NBA Tweaks Rules to Curb “Hack-A-Shaq” Strategy
The NBA has tweaked a rule for the 2016-17 season, trying to curb the so-called "Hack-a-Shaq" strategy, targeting poor free throw shooting players.
The league's board of governors has approved rules changes for the upcoming season that apply to deliberate fouls that occur away from plays.
"We had a discussion about so-called 'Hack-a-Shaq'. We adopted a new rule there. I would say it is not everything that some people were looking for us to do and it was a compromise," NBA commissioner Adam Silver said.
With teams using the strategy to foul poor free throw shooters like the Los Angeles Clippers' DeAndre Jordan or the Detroit Pistons' Andre Drummond, the NBA has decided to extend the current rule for away-from-the-play fouls applicable to the final two minutes of the fourth quarter and any overtime to the last two minutes of each period.
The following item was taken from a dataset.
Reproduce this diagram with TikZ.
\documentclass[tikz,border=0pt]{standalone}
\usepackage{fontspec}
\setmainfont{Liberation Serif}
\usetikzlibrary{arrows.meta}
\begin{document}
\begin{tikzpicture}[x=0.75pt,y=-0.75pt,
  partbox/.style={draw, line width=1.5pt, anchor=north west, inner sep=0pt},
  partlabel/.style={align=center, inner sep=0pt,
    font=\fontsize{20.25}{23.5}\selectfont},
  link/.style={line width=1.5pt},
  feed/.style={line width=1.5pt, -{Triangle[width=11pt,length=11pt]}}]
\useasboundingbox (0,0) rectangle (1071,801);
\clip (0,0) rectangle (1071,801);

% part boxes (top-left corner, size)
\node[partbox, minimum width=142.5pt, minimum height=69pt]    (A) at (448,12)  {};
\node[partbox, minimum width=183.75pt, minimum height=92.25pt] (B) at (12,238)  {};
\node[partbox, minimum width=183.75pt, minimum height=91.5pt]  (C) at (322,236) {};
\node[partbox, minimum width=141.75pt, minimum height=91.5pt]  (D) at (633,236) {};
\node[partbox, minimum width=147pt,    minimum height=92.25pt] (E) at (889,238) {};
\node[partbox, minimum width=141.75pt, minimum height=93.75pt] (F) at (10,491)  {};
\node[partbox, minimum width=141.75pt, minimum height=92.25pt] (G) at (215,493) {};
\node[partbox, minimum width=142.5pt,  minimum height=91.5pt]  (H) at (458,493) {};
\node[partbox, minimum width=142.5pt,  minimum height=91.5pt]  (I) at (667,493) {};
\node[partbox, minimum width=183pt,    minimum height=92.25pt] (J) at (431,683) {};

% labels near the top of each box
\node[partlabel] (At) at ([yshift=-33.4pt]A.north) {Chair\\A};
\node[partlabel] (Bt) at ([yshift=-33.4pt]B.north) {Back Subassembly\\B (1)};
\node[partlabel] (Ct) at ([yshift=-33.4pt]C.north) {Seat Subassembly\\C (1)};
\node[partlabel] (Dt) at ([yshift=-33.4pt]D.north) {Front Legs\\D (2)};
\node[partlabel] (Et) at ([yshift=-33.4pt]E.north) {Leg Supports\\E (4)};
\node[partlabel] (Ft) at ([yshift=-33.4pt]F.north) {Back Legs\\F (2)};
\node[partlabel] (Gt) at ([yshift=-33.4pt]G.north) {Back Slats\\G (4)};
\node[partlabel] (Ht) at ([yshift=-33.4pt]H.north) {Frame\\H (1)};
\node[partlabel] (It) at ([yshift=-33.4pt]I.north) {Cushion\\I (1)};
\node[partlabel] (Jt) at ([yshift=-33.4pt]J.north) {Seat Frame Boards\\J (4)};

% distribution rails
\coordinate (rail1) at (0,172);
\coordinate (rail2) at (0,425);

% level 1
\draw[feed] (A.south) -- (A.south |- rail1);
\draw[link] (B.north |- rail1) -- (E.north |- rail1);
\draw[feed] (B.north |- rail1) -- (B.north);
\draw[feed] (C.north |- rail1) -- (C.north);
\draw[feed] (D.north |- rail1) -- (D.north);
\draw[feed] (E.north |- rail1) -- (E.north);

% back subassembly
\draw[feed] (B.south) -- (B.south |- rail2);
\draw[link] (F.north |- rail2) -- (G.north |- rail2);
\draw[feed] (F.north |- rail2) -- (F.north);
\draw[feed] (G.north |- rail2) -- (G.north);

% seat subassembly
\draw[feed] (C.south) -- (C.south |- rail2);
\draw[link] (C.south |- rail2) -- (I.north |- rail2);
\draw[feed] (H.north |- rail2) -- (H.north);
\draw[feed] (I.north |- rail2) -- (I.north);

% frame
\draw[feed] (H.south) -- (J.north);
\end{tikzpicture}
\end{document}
On inbounds situations, any defensive foul that occurs before the inbounder releases the ball will be whistled in "the same fashion as an away-from-the-play foul committed during the last two minutes of any period (i.e., one free throw and possession of the ball)."
Silver said the new rules will reduce "roughly 45 percent of the incidents of the away-from-the-play fouls right now."